• Task statement: Extract, unchanged, every line from the top of the material below through the line with "(8.5,13.5) -- (1200,13.5);", and no more.

• Data lines:
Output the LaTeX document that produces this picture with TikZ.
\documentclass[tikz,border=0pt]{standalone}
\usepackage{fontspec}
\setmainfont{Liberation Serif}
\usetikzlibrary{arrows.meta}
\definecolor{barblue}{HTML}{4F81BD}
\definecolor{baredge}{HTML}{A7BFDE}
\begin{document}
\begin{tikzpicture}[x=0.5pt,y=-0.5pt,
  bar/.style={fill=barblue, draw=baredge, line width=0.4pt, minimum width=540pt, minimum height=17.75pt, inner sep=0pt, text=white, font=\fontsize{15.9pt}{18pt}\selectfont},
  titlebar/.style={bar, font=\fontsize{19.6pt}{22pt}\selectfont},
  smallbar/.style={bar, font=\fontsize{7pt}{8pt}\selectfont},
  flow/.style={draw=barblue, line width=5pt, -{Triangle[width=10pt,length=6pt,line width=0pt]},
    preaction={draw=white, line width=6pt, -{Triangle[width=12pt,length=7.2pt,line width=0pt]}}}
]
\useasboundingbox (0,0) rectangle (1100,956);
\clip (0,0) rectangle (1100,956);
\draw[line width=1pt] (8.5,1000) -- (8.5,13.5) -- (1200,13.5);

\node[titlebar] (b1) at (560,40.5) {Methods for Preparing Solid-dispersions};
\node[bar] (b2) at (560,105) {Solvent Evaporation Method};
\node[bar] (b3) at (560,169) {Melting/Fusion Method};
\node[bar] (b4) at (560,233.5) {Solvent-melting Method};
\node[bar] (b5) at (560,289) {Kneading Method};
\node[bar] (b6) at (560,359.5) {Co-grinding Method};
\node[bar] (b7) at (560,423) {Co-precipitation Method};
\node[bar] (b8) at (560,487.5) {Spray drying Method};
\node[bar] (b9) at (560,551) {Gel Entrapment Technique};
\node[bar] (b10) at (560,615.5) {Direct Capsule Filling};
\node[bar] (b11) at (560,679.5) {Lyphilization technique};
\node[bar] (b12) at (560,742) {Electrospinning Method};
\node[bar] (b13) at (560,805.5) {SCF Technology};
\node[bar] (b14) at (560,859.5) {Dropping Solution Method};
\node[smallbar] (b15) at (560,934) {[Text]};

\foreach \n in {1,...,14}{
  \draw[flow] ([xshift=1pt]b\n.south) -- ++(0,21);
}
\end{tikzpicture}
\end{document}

• Result for this exercise:
Output the LaTeX document that produces this picture with TikZ.
\documentclass[tikz,border=0pt]{standalone}
\usepackage{fontspec}
\setmainfont{Liberation Serif}
\usetikzlibrary{arrows.meta}
\definecolor{barblue}{HTML}{4F81BD}
\definecolor{baredge}{HTML}{A7BFDE}
\begin{document}
\begin{tikzpicture}[x=0.5pt,y=-0.5pt,
  bar/.style={fill=barblue, draw=baredge, line width=0.4pt, minimum width=540pt, minimum height=17.75pt, inner sep=0pt, text=white, font=\fontsize{15.9pt}{18pt}\selectfont},
  titlebar/.style={bar, font=\fontsize{19.6pt}{22pt}\selectfont},
  smallbar/.style={bar, font=\fontsize{7pt}{8pt}\selectfont},
  flow/.style={draw=barblue, line width=5pt, -{Triangle[width=10pt,length=6pt,line width=0pt]},
    preaction={draw=white, line width=6pt, -{Triangle[width=12pt,length=7.2pt,line width=0pt]}}}
]
\useasboundingbox (0,0) rectangle (1100,956);
\clip (0,0) rectangle (1100,956);
\draw[line width=1pt] (8.5,1000) -- (8.5,13.5) -- (1200,13.5);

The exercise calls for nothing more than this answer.